Latest federal 'shared services' strategy is actually SOA redux

SOA is all about not having to reinvent the wheel. So why is the federal government trying to reinvent the wheel to reinstate what already has been learned and developed through SOA over the past decade?
Written by Joe McKendrick, Contributing Writer

Many people used to say that service oriented architecture was CORBA and object-oriented programming in a new bottle. Many feel cloud computing is SOA in a new bottle. Now, a former federal enterprise architect says the federal government's newly hatched shared services initiative sounds an awful lot like SOA.

Brad Niemann, former EPA Data Architect. Photo: Semantic Community

Samo-samo... yesterday it was SOA, today it's shared services: Brand Niemann, former EPA Data Architect. Photo: Semantic Community

That's the point raised by Brand Niemann, former senior enterprise architect and data scientist at the Environmental Protection Agency, in a recent interview with Federal New Radio's Francis Rose. The problem is, he says, why waste time and resources learning and adapting to this latest initiative, when much of the legwork has already been done with the government's SOA projects?

SOA is all about not having to reinvent the wheel. So why is the federal government trying to reinvent the wheel to reinstate what already has been learned and developed through SOA over the past decade?  "They keep changing the name basically," Niemann says. "It started out as service oriented architecture, now its shared services. But basically, it's to try to get more collaboration going, with common IT needs and requirements. It's sort of the samo-samo. It's just that people keep trying to revive these things periodically without being aware of what's gone on before. It's probably better to sustain things longer than start them afresh."

With the shared services initiative, announced in December 2011, federal agencies are being asked to develop a shared services plan and to identify at least two commodity IT areas for migration to an "intra-agency shared service model" by the end of 2012. The goal is a "federal government that is leaner, more agile and more efficient. Leveraging commodity IT services at the department level within agencies presents quick win opportunities, and is typically less complex to implement and easier to manage than efforts between agencies."

All good stuff, of course. But Niemann points out that this kind of work has been conducted all along, since SOA initiatives were launched more than six years ago with the Federal CIO Council. For example, the FAA adopted an open enterprise service bus, and there have been more than 1,000 investments in shared services projects for federal human resources management projects. "And I'm sure there were other efforts before that," he adds.
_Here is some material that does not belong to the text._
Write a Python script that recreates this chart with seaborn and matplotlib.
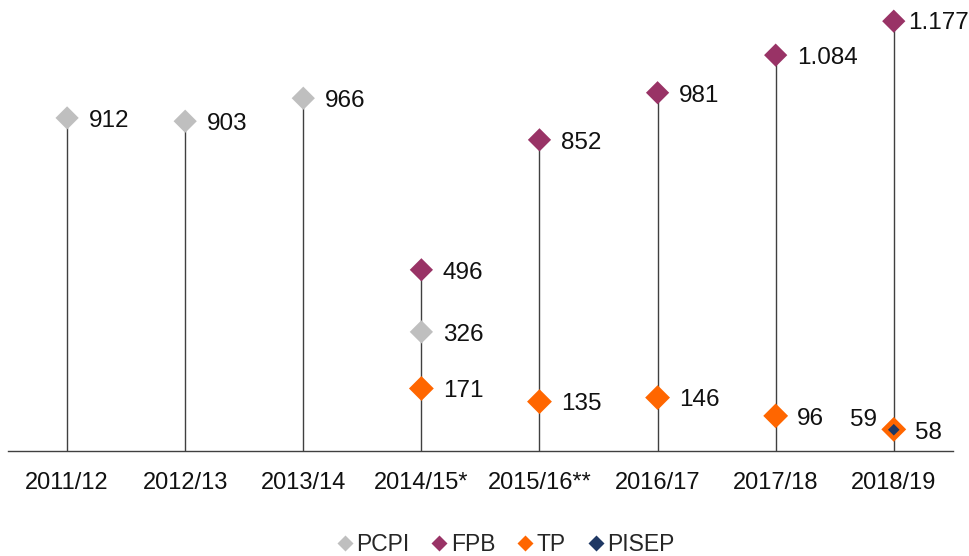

Take a look at the key goals of the federal shared service plan and decide for yourself how much it resembles SOA:

  • Standardization: "Shared service providers must leverage consistent standards that streamline functions across the Federal Government. This enables communication, data sharing and function use across all agencies. It eliminates the use of decentralized and inconsistent resources to create new, unique solutions throughout agencies in response to a single set of Federal requirements.
  • Visibility: "A government-wide shared services catalog helps agencies discover the wide array of available services. This enhances the potential for service integration as some agencies will develop shared services for those functions not already being provided.
  • Reusability: "Shared services harness a way to support duplicated agency functions throughout the mission areas. This reduces the potential for development and maintenance costs by using repeatable services."
  • Platform independence: "Agencies no longer need to worry about integrating with their current platforms in-house. Shared services providers ensure a stable infrastructure and can manage systems changes and updates within a controlled environment."
  • Extensibility: "The basic shared services of a provider can be used as building blocks for other services that consumer agencies need. Services can be scaled up or down, based on demand."
  • Location transparency: "Users of shared services access the services from anywhere within the shared service network. This increases availability and end user access to strengthen SLAs between the provider and the services consumer."
  • Reliability: "Services provided are robust and stable with service continuity capabilities to minimize critical system outages to levels established by SLAs."

Niemann also wrote an article outlining his concerns that the shared services initiative duplicates the SOA work that already has been accomplished.

"Perhaps our new US CIO Steven VanRoekel would accept a standing invitation from the Federal SOA Council and MITRE to learn first hand what we have been doing over the past six years to foster shared services across the federal government," he concludes.